# Antenna Installation Warning



## Cholly (Mar 22, 2004)

I recently bought an outdoor antenna from Antennasdirect.com. Included in the package was an instruction sheet for outdoor antenna installations. There were the usual warnings about watching out for power lines, fall hazards, etc. The one that got me is the very last one:
*WARNING* Do not attempt to install if drunk, pregnant or both.

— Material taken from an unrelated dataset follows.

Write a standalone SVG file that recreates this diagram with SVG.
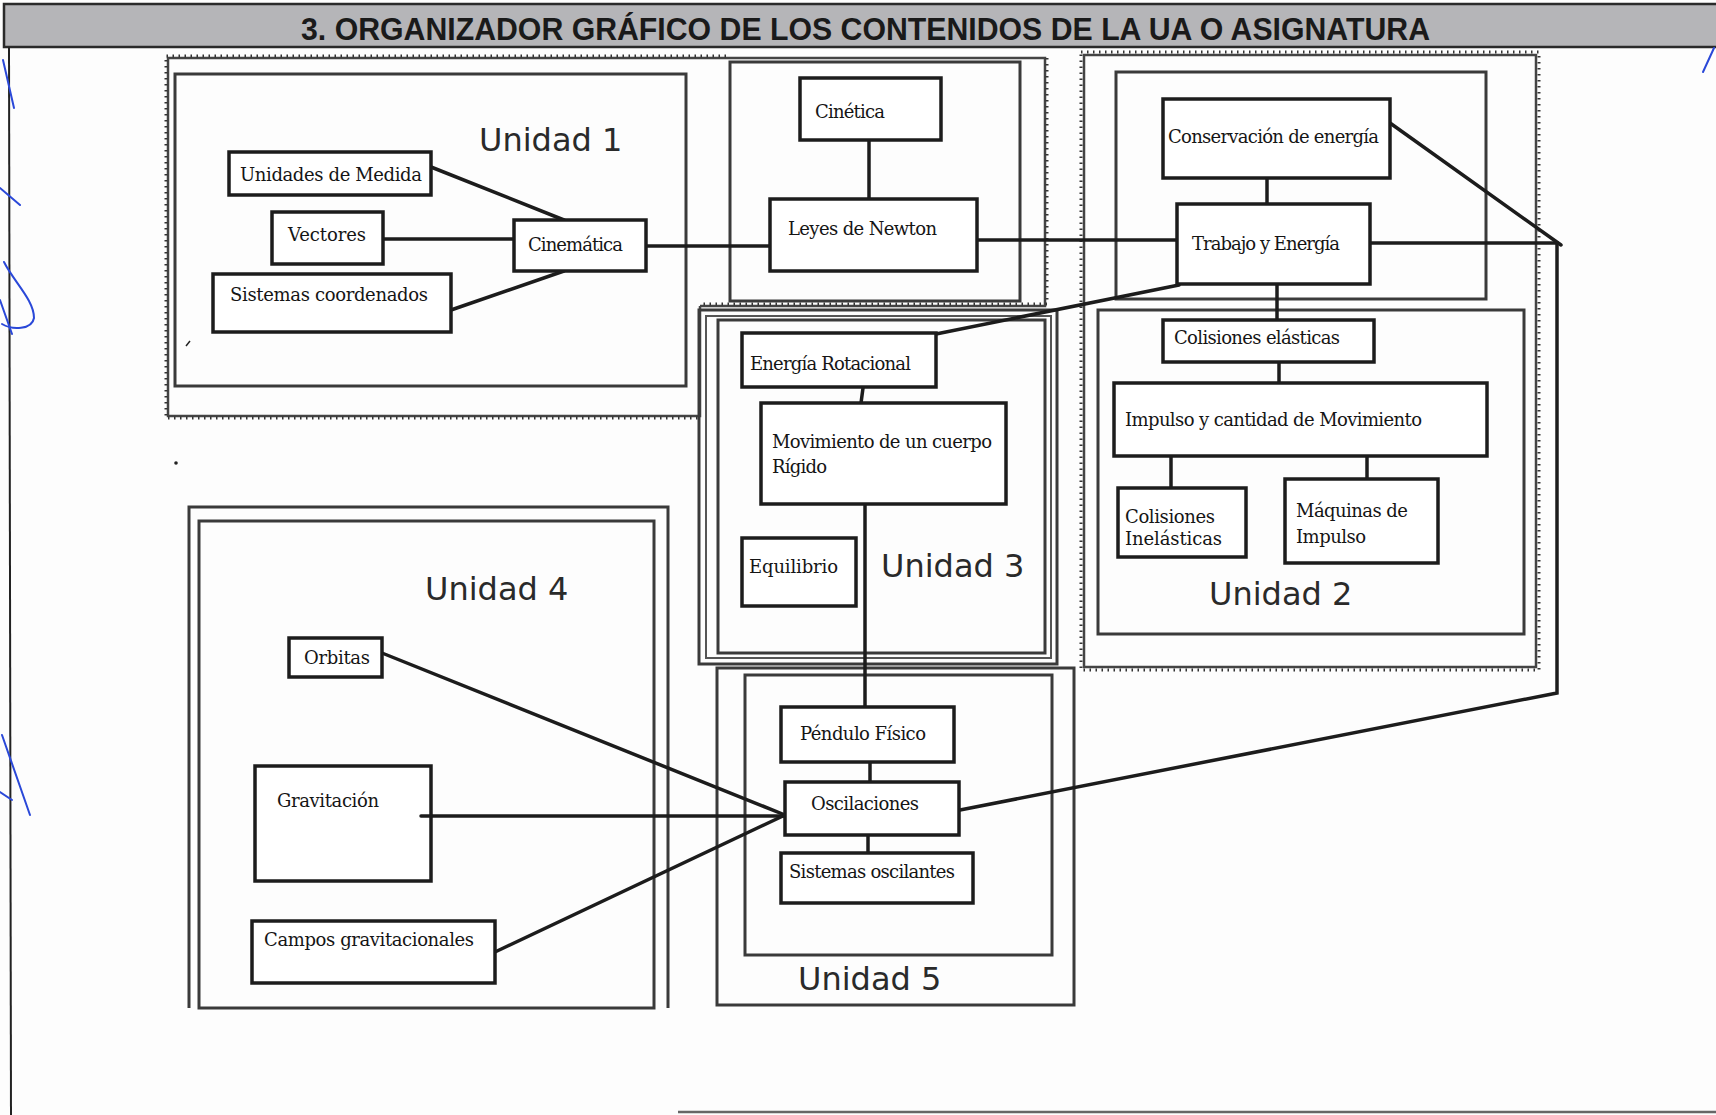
<svg xmlns="http://www.w3.org/2000/svg" width="1716" height="1115" viewBox="0 0 1716 1115">
<style>
.bg{fill:#fdfdfd}
.node rect{fill:#ffffff;stroke:#1c1c1c;stroke-width:3.5}
.node text{font-family:"DejaVu Serif","Liberation Serif",serif;font-size:18px;fill:#151515}
.unit{fill:none;stroke:#3a3a3a;stroke-width:3}
.unitthin{fill:none;stroke:#555;stroke-width:2}
.dotted{fill:none;stroke:#444;stroke-width:2.5}
.dots{fill:none;stroke:#333;stroke-width:3;stroke-dasharray:1.5 4.5}
.ulabel{font-family:"DejaVu Sans","Liberation Sans",sans-serif;font-size:32px;fill:#2a2a2a}
.conn line,.conn polyline{fill:none;stroke:#1c1c1c;stroke-width:3.5;stroke-linecap:round;stroke-linejoin:miter}
.blue{fill:none;stroke:#2a48d8;stroke-width:2;stroke-linecap:round}
</style>
<rect class="bg" x="0" y="0" width="1716" height="1115"/>

<!-- header -->
<g id="header">
<rect x="4" y="4" width="1720" height="43" fill="#b5b5b8" stroke="#2a2a2a" stroke-width="2.5"/>
<text x="301" y="40" textLength="1129" lengthAdjust="spacingAndGlyphs" font-family="Liberation Sans, Arial, sans-serif" font-weight="bold" font-size="32" fill="#1a1a1a">3. ORGANIZADOR GRÁFICO DE LOS CONTENIDOS DE LA UA O ASIGNATURA</text>
</g>
<line x1="9" y1="47" x2="11" y2="1115" stroke="#222" stroke-width="2"/>
<line x1="678" y1="1112" x2="1716" y2="1112" stroke="#666" stroke-width="2.5"/>

<!-- unit frames -->
<g id="unidad1-frame">
<path class="dotted" d="M726,58 L168,58 L168,416 L700,416 L700,306"/>
<path class="dots" d="M726,56 L166,56 L166,418 L700,418"/>
<rect class="unit" x="175" y="74" width="511" height="312"/>
<text class="ulabel" x="479" y="151">Unidad 1</text>
</g>
<g id="leyes-frame">
<path class="dotted" d="M726,58 L1045,58 L1045,306 L700,306"/>
<path class="dots" d="M1047,58 L1047,304 L700,304"/>
<rect class="unit" x="730" y="62" width="290" height="239"/>
</g>
<g id="unidad2-frame">
<rect class="dotted" x="1084" y="55" width="452" height="612"/>
<rect class="dots" x="1081" y="52" width="458" height="618"/>
<rect class="unit" x="1116" y="72" width="370" height="227"/>
<rect class="unit" x="1098" y="310" width="426" height="324"/>
<text class="ulabel" x="1209" y="605">Unidad 2</text>
</g>
<g id="unidad3-frame">
<rect class="unit" x="699" y="310" width="358" height="354"/>
<rect class="unitthin" x="706" y="316" width="345" height="342"/>
<rect class="unit" x="718" y="320" width="327" height="333"/>
<text class="ulabel" x="881" y="577">Unidad 3</text>
</g>
<g id="unidad4-frame">
<path class="unit" d="M189,1008 L189,507 L668,507 L668,1008"/>
<rect class="unit" x="199" y="521" width="455" height="487"/>
<text class="ulabel" x="425" y="600">Unidad 4</text>
</g>
<g id="unidad5-frame">
<rect class="unit" x="717" y="668" width="357" height="337"/>
<rect class="unit" x="745" y="675" width="307" height="280"/>
<text class="ulabel" x="798" y="990">Unidad 5</text>
</g>

<!-- connectors -->
<g id="connectors" class="conn">
<line x1="431" y1="167" x2="564" y2="220"/>
<line x1="383" y1="239" x2="514" y2="239"/>
<line x1="451" y1="310" x2="564" y2="271"/>
<line x1="646" y1="246" x2="770" y2="246"/>
<line x1="869" y1="140" x2="869" y2="199"/>
<line x1="977" y1="240" x2="1177" y2="240"/>
<line x1="1267" y1="178" x2="1267" y2="204"/>
<line x1="1277" y1="284" x2="1277" y2="320"/>
<line x1="1279" y1="362" x2="1279" y2="383"/>
<line x1="1171" y1="456" x2="1171" y2="488"/>
<line x1="1367" y1="456" x2="1367" y2="479"/>
<polyline points="1370,243 1557,243 1557,693 960,810"/>
<line x1="1390" y1="123" x2="1561" y2="245"/>
<line x1="1179" y1="285" x2="936" y2="334"/>
<line x1="863" y1="388" x2="861" y2="403"/>
<line x1="865" y1="504" x2="865" y2="707"/>
<line x1="870" y1="762" x2="870" y2="782"/>
<line x1="868" y1="835" x2="868" y2="853"/>
<line x1="382" y1="653" x2="785" y2="815"/>
<line x1="421" y1="816" x2="785" y2="816"/>
<line x1="495" y1="952" x2="785" y2="815"/>
</g>

<!-- nodes -->
<g id="n-unidades" class="node"><rect x="229" y="152" width="202" height="43"/><text x="240" y="181" textLength="182">Unidades de Medida</text></g>
<g id="n-vectores" class="node"><rect x="272" y="212" width="111" height="52"/><text x="288" y="241" textLength="78">Vectores</text></g>
<g id="n-sistemas-coord" class="node"><rect x="213" y="274" width="238" height="58"/><text x="230" y="301" textLength="198">Sistemas coordenados</text></g>
<g id="n-cinematica" class="node"><rect x="514" y="220" width="132" height="51"/><text x="528" y="251" textLength="95">Cinemática</text></g>
<g id="n-cinetica" class="node"><rect x="800" y="78" width="141" height="62"/><text x="815" y="118" textLength="70">Cinética</text></g>
<g id="n-leyes" class="node"><rect x="770" y="199" width="207" height="72"/><text x="788" y="235" textLength="149">Leyes de Newton</text></g>
<g id="n-conservacion" class="node"><rect x="1163" y="99" width="227" height="79"/><text x="1168" y="143" textLength="211">Conservación de energía</text></g>
<g id="n-trabajo" class="node"><rect x="1177" y="204" width="193" height="80"/><text x="1192" y="250" textLength="148">Trabajo y Energía</text></g>
<g id="n-col-elasticas" class="node"><rect x="1163" y="320" width="211" height="42"/><text x="1174" y="344" textLength="166">Colisiones elásticas</text></g>
<g id="n-impulso" class="node"><rect x="1114" y="383" width="373" height="73"/><text x="1125" y="426" textLength="297">Impulso y cantidad de Movimiento</text></g>
<g id="n-col-inelasticas" class="node"><rect x="1118" y="488" width="128" height="69"/><text x="1125" y="523" textLength="90">Colisiones</text><text x="1125" y="545" textLength="97">Inelásticas</text></g>
<g id="n-maquinas" class="node"><rect x="1285" y="479" width="153" height="84"/><text x="1296" y="517" textLength="112">Máquinas de</text><text x="1296" y="543" textLength="70">Impulso</text></g>
<g id="n-energia-rot" class="node"><rect x="742" y="333" width="194" height="54"/><text x="750" y="370" textLength="161">Energía Rotacional</text></g>
<g id="n-movimiento" class="node"><rect x="761" y="403" width="245" height="101"/><text x="772" y="448" textLength="220">Movimiento de un cuerpo</text><text x="772" y="473" textLength="55">Rígido</text></g>
<g id="n-equilibrio" class="node"><rect x="742" y="538" width="114" height="68"/><text x="749" y="573" textLength="89">Equilibrio</text></g>
<g id="n-pendulo" class="node"><rect x="781" y="707" width="173" height="55"/><text x="800" y="740" textLength="126">Péndulo Físico</text></g>
<g id="n-oscilaciones" class="node"><rect x="785" y="782" width="174" height="53"/><text x="811" y="810" textLength="108">Oscilaciones</text></g>
<g id="n-sist-osc" class="node"><rect x="781" y="853" width="192" height="50"/><text x="789" y="878" textLength="166">Sistemas oscilantes</text></g>
<g id="n-orbitas" class="node"><rect x="289" y="638" width="93" height="39"/><text x="304" y="664" textLength="66">Orbitas</text></g>
<g id="n-gravitacion" class="node"><rect x="255" y="766" width="176" height="115"/><text x="277" y="807" textLength="102">Gravitación</text><line x1="421" y1="816" x2="431" y2="816" stroke="#1c1c1c" stroke-width="3.5" stroke-linecap="round"/></g>
<g id="n-campos" class="node"><rect x="252" y="921" width="243" height="62"/><text x="264" y="946" textLength="210">Campos gravitacionales</text></g>

<!-- specks -->
<circle cx="176" cy="463" r="1.8" fill="#222"/>
<line x1="186" y1="346" x2="190" y2="341" stroke="#222" stroke-width="1.5"/>

<!-- handwritten marks -->
<g id="handwriting">
<path class="blue" d="M3,60 L14,108"/>
<path class="blue" d="M0,188 L20,205"/>
<path class="blue" d="M4,262 C14,282 34,300 34,318 C32,330 12,330 2,324"/>
<path class="blue" d="M0,300 L12,334"/>
<path class="blue" d="M2,735 L30,815"/>
<path class="blue" d="M0,792 L12,800"/>
<path class="blue" d="M1714,48 L1703,72"/>
</g>
</svg>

Do not throw antenna at spouse. !rolling


----------



## billsharpe (Jan 25, 2007)

It's not a good idea to be drunk and pregnant even when you're not installing an antenna...


----------



## smiddy (Apr 5, 2006)

!rolling Cholly, it is amazing what they will put on warning labels.


----------



## Richard King (Mar 25, 2002)

So, what other "warnings" did they leave off the antenna box.

"Do not attempt to install this antenna while driving a heavy vehicle"


----------



## puckwithahalo (Sep 3, 2007)

I still maintain that we should remove all warning labels and allow natural selection to take over again.


----------



## hdtvfan0001 (Jul 28, 2004)

puckwithahalo said:


> I still maintain that we should remove all warning labels and allow natural selection to take over again.


Agree with your "survival of the fittest" concept.


----------



## rsblaski (Jul 6, 2003)

As liberal as some European countries are, I remember seeing an article that one of them (I believe it was one of the Scandanavian countries) doesn't put up any warning signs in their parks. Apparently believing that people should be smart enough to know that falling off great heights or into rushing water may not be good for them.


----------



## rudeney (May 28, 2007)

A young lady that I work with was talking about a recent visit to Chattanooga with her children. I asked her if they went to Rock City and she said, no, they did not, because she was afraid her children might fall off the rocky cliffs. I assured her that the park had been properly configured so that the only people who would fall off the cliffs were true Darwin Award winners.


----------